Valgrind and similar debugging habits mattered because memory correctness is part of whether a low-level project is actually working.
The WAD file system used POSIX I/O, not just high-level streams, because the archive format required precise control over reads, writes, offsets, and descriptor access.
FUSE acted as the bridge between normal file-system requests and the custom archive-backed operations implemented in the project library.
File hierarchy in the WAD project is derived from descriptor conventions and markers, which made translation between stored structure and user-facing paths especially interesting.
Challenges
Systems work is unforgiving. Small mistakes in allocation logic, offset calculations, or persistence handling show up quickly and often far from the original bug.

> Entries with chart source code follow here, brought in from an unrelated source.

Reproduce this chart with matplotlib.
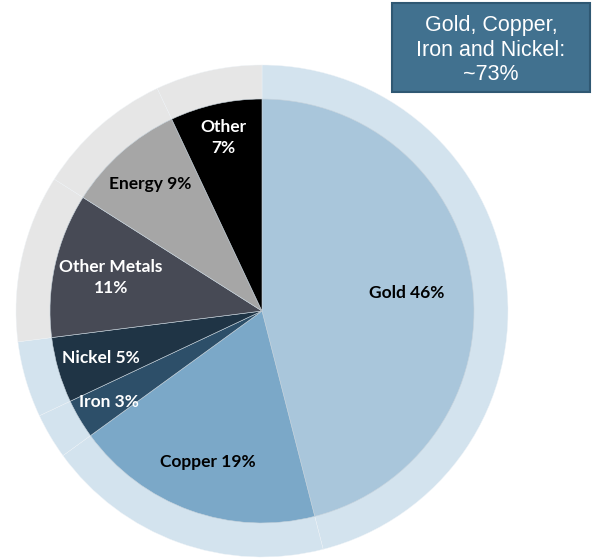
import matplotlib
matplotlib.use("Agg")
import matplotlib.pyplot as plt
import numpy as np
from matplotlib.patches import Rectangle

categories = ["Gold", "Copper", "Iron", "Nickel", "Other Metals", "Energy", "Other"]
values = [46, 19, 3, 5, 11, 9, 7]
labels = ["Gold 46%", "Copper 19%", "Iron 3%", "Nickel 5%", "Other Metals\n11%", "Energy 9%", "Other\n7%"]
box_text = "Gold, Copper,\nIron and Nickel:\n~73%"

colors = ["#A9C6DB", "#7BA8C8", "#2D4F69", "#1F3445", "#474A55", "#A6A6A6", "#000000"]
label_colors = ["black", "black", "white", "white", "white", "black", "white"]
ring_colors = ["#D3E3EE"] * 4 + ["#E6E6E6"] * 3
label_r = [0.69, 0.755, 0.84, 0.79, 0.73, 0.80, 0.84]

W, H = 594, 558
fig = plt.figure(figsize=(W / 100, H / 100), dpi=100)
ax = fig.add_axes([0, 0, 1, 1])
ax.set_xlim(0, W)
ax.set_ylim(0, H)
ax.axis("off")

cx, cy = 262, H - 311
R_out, R_in = 246, 212

ax.pie(values, colors=ring_colors, radius=R_out, center=(cx, cy), startangle=90,
       counterclock=False, wedgeprops=dict(edgecolor="#EEF3F7", linewidth=0.3))
wedges, _ = ax.pie(values, colors=colors, radius=R_in, center=(cx, cy), startangle=90,
                   counterclock=False, wedgeprops=dict(edgecolor="#C8D4DD", linewidth=0.4))
ax.set_xlim(0, W)
ax.set_ylim(0, H)
ax.set_aspect("equal")

for w, lab, col, rf in zip(wedges, labels, label_colors, label_r):
    ang = np.deg2rad((w.theta1 + w.theta2) / 2)
    x = cx + rf * R_in * np.cos(ang)
    y = cy + rf * R_in * np.sin(ang)
    ax.text(x, y, lab, ha="center", va="center", color=col, fontsize=12.5,
            fontweight="bold", family="Lato", linespacing=1.4)

ax.add_patch(Rectangle((392, H - 92), 198, 89, facecolor="#41718F", edgecolor="#2F5873", linewidth=1.5))
ax.text(491, H - 50, box_text, ha="center", va="center", color="white", fontsize=15.5,
        family="Liberation Sans", linespacing=1.2)

fig.savefig("out.png", dpi=100)
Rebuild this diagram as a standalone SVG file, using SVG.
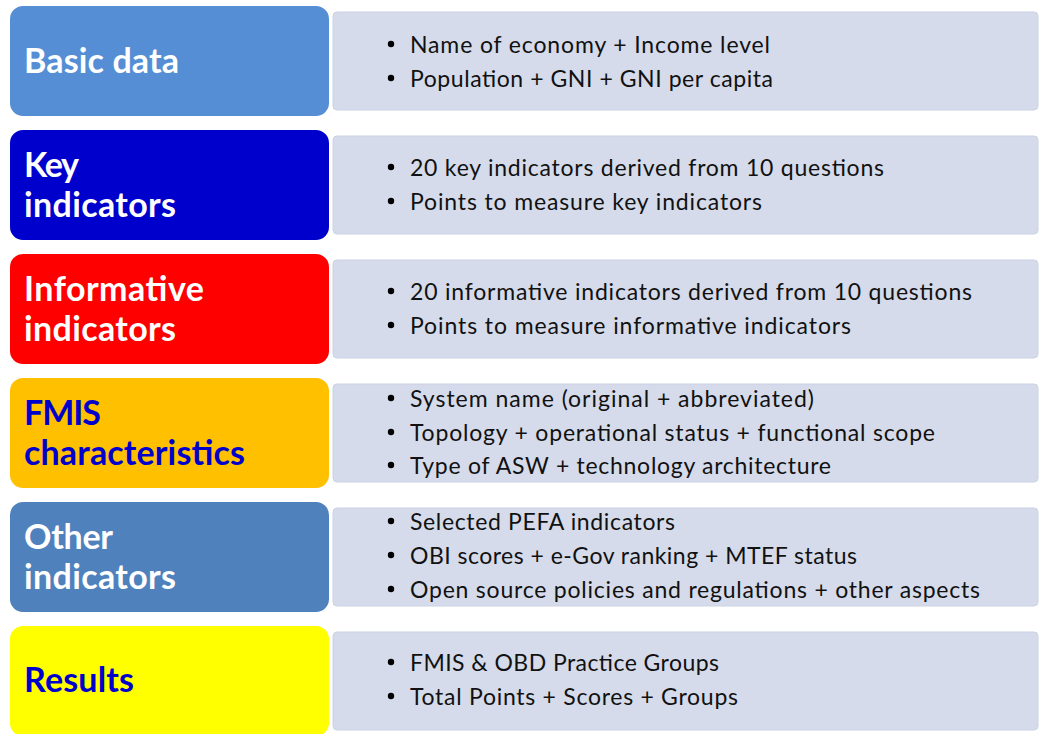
<svg xmlns="http://www.w3.org/2000/svg" width="1040" height="734" viewBox="0 0 1040 734">
  <style>
    .panel { fill: #D5DBEA; stroke: #CBD2E3; stroke-width: 1; }
    .tab { stroke: #FFFFFF; stroke-width: 2; }
    .title { font-family: Lato, "Open Sans", "Liberation Sans", sans-serif; font-weight: 700; font-size: 34px; }
    .light { fill: #FFFFFF; }
    .dark { fill: #0000CC; }
    .item { font-family: Lato, "Open Sans", "Liberation Sans", sans-serif; font-size: 23px; fill: #111111; }
    .dot { fill: #000000; }
  </style>
  <rect width="1040" height="734" fill="#FFFFFF"/>

  <!-- Basic data -->
  <g id="basic-data">
    <rect class="panel" x="333" y="12" width="705" height="98" rx="4"/>
    <rect class="tab" x="9" y="5" width="321" height="112" rx="14" fill="#558ED5"/>
    <text class="title light" x="24" y="73" textLength="155">Basic data</text>
    <circle class="dot" cx="391" cy="44" r="3.2"/>
    <text class="item" x="410" y="53" textLength="360">Name of economy + Income level</text>
    <circle class="dot" cx="391" cy="78" r="3.2"/>
    <text class="item" x="410" y="87" textLength="363">Population + GNI + GNI per capita</text>
  </g>

  <!-- Key indicators -->
  <g id="key-indicators">
    <rect class="panel" x="333" y="136" width="705" height="98" rx="4"/>
    <rect class="tab" x="9" y="129" width="321" height="112" rx="14" fill="#0000CC"/>
    <text class="title light" x="24" y="177" textLength="55">Key</text>
    <text class="title light" x="24" y="217" textLength="152">indicators</text>
    <circle class="dot" cx="391" cy="167" r="3.2"/>
    <text class="item" x="410" y="176" textLength="474">20 key indicators derived from 10 questions</text>
    <circle class="dot" cx="391" cy="201" r="3.2"/>
    <text class="item" x="410" y="210" textLength="352">Points to measure key indicators</text>
  </g>

  <!-- Informative indicators -->
  <g id="informative-indicators">
    <rect class="panel" x="333" y="260" width="705" height="98" rx="4"/>
    <rect class="tab" x="9" y="253" width="321" height="112" rx="14" fill="#FF0000"/>
    <text class="title light" x="24" y="301" textLength="180">Informative</text>
    <text class="title light" x="24" y="341" textLength="152">indicators</text>
    <circle class="dot" cx="391" cy="291" r="3.2"/>
    <text class="item" x="410" y="300" textLength="562">20 informative indicators derived from 10 questions</text>
    <circle class="dot" cx="391" cy="325" r="3.2"/>
    <text class="item" x="410" y="334" textLength="441">Points to measure informative indicators</text>
  </g>

  <!-- FMIS characteristics -->
  <g id="fmis-characteristics">
    <rect class="panel" x="333" y="384" width="705" height="98" rx="4"/>
    <rect class="tab" x="9" y="377" width="321" height="112" rx="14" fill="#FFC000"/>
    <text class="title dark" x="24" y="425" textLength="77">FMIS</text>
    <text class="title dark" x="24" y="465" textLength="221">characteristics</text>
    <circle class="dot" cx="391" cy="398" r="3.2"/>
    <text class="item" x="410" y="407" textLength="404">System name (original + abbreviated)</text>
    <circle class="dot" cx="391" cy="432" r="3.2"/>
    <text class="item" x="410" y="441" textLength="525">Topology + operational status + functional scope</text>
    <circle class="dot" cx="391" cy="465" r="3.2"/>
    <text class="item" x="410" y="474" textLength="421">Type of ASW + technology architecture</text>
  </g>

  <!-- Other indicators -->
  <g id="other-indicators">
    <rect class="panel" x="333" y="508" width="705" height="98" rx="4"/>
    <rect class="tab" x="9" y="501" width="321" height="112" rx="14" fill="#4F81BD"/>
    <text class="title light" x="24" y="549" textLength="89">Other</text>
    <text class="title light" x="24" y="589" textLength="152">indicators</text>
    <circle class="dot" cx="391" cy="521" r="3.2"/>
    <text class="item" x="410" y="530" textLength="265">Selected PEFA indicators</text>
    <circle class="dot" cx="391" cy="555" r="3.2"/>
    <text class="item" x="410" y="564" textLength="447">OBI scores + e-Gov ranking + MTEF status</text>
    <circle class="dot" cx="391" cy="589" r="3.2"/>
    <text class="item" x="410" y="598" textLength="570">Open source policies and regulations + other aspects</text>
  </g>

  <!-- Results -->
  <g id="results">
    <rect class="panel" x="333" y="632" width="705" height="98" rx="4"/>
    <rect class="tab" x="9" y="625" width="321" height="112" rx="14" fill="#FFFF00"/>
    <text class="title dark" x="24" y="692" textLength="110">Results</text>
    <circle class="dot" cx="391" cy="662" r="3.2"/>
    <text class="item" x="410" y="671" textLength="309">FMIS &amp; OBD Practice Groups</text>
    <circle class="dot" cx="391" cy="696" r="3.2"/>
    <text class="item" x="410" y="705" textLength="328">Total Points + Scores + Groups</text>
  </g>
</svg>
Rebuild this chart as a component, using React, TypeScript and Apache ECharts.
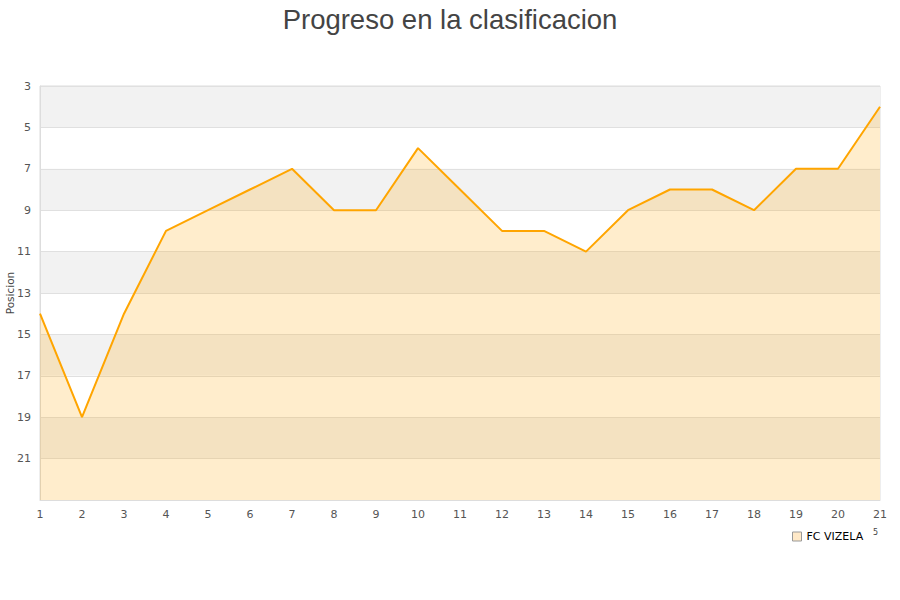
import React, { useEffect, useRef } from "react";
import * as echarts from "echarts";

const rounds = [1, 2, 3, 4, 5, 6, 7, 8, 9, 10, 11, 12, 13, 14, 15, 16, 17, 18, 19, 20, 21];
const positions = [14, 19, 14, 10, 9, 8, 7, 9, 9, 6, 8, 10, 10, 11, 9, 8, 8, 9, 7, 7, 4];
const teamName = "FC VIZELA";
const titleText = "Progreso en la clasificacion";
const yName = "Posicion";

export default function App() {
  const ref = useRef<HTMLDivElement>(null);
  useEffect(() => {
    if (!ref.current) return;
    const chart = echarts.init(ref.current, undefined, { renderer: "svg" });
    const font = "DejaVu Sans, sans-serif";
    chart.setOption({
      animation: false,
      backgroundColor: "#ffffff",
      title: {
        text: titleText,
        left: "center",
        top: 0,
        textStyle: {
          fontFamily: "Liberation Sans, Arial, sans-serif",
          fontSize: 27.5,
          fontWeight: "normal",
          color: "#444444",
        },
      },
      grid: {
        left: 40,
        right: 20,
        top: 86,
        bottom: 100,
        containLabel: false,
        outerBoundsMode: "none",
        show: true,
        borderColor: "#dddddd",
        borderWidth: 1,
        backgroundColor: "transparent",
      },
      legend: {
        data: [{ name: teamName, icon: "rect", itemStyle: { color: "#ffe9c8", borderColor: "#999999", borderWidth: 1 } }],
        left: 787,
        top: 526,
        itemWidth: 9,
        itemHeight: 9,
        itemGap: 6,
        textStyle: { fontFamily: font, fontSize: 11, color: "#000000" },
      },
      xAxis: {
        type: "value",
        min: 1,
        max: 21,
        interval: 1,
        axisLine: { show: true, lineStyle: { color: "#dddddd" } },
        axisTick: { show: false },
        splitLine: { show: false },
        axisLabel: { fontFamily: font, fontSize: 11, color: "#555555", margin: 9 },
      },
      yAxis: {
        type: "value",
        inverse: true,
        min: 3,
        max: 23,
        interval: 2,
        name: yName,
        nameLocation: "middle",
        nameGap: 25,
        nameMoveOverlap: false,
        nameTextStyle: { fontFamily: font, fontSize: 10.5, color: "#444444" },
        axisLine: { show: true, lineStyle: { color: "#dddddd" } },
        axisTick: { show: false },
        axisLabel: { fontFamily: font, fontSize: 11, color: "#555555", margin: 9, showMaxLabel: false },
        splitLine: { show: true, lineStyle: { color: "#e0e0e0", width: 1 } },
        splitArea: { show: true, areaStyle: { color: ["#f2f2f2", "#ffffff"] } },
      },
      series: [
        {
          name: teamName,
          type: "line",
          data: rounds.map((r, i) => [r, positions[i]]),
          symbol: "none",
          lineStyle: { color: "#ffa500", width: 2 },
          itemStyle: { color: "#ffa500" },
          areaStyle: { color: "rgba(255,165,0,0.2)", opacity: 1, origin: "end" },
        },
      ],
      graphic: [
        {
          type: "text",
          left: 873,
          top: 528,
          style: { text: "5", fontFamily: font, fontSize: 8, fill: "#444444" },
        },
      ],
    });
    return () => chart.dispose();
  }, []);
  return (
    <div
      ref={ref}
      style={{ position: "absolute", left: 0, top: 0, width: 900, height: 600 }}
    />
  );
}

The WAD project required staying disciplined about the archive format so that directory traversal, file creation, reads, writes, and persistence behaved consistently.
Debugging at this level took patience because the failure mode was often indirect: one bad assumption in the data model could break later operations unexpectedly.
The projects also reinforced how much build systems, toolchains, and validation tooling matter when the code is close to the machine.
What I learned
These projects made me much more comfortable reasoning about lower-level software behavior instead of depending entirely on high-level abstractions.
They also improved my debugging habits, especially around memory correctness, persistence, and format-aware reasoning.
Most importantly, they showed me that I genuinely enjoy the kind of technical depth where structure, correctness, and tooling all matter at once.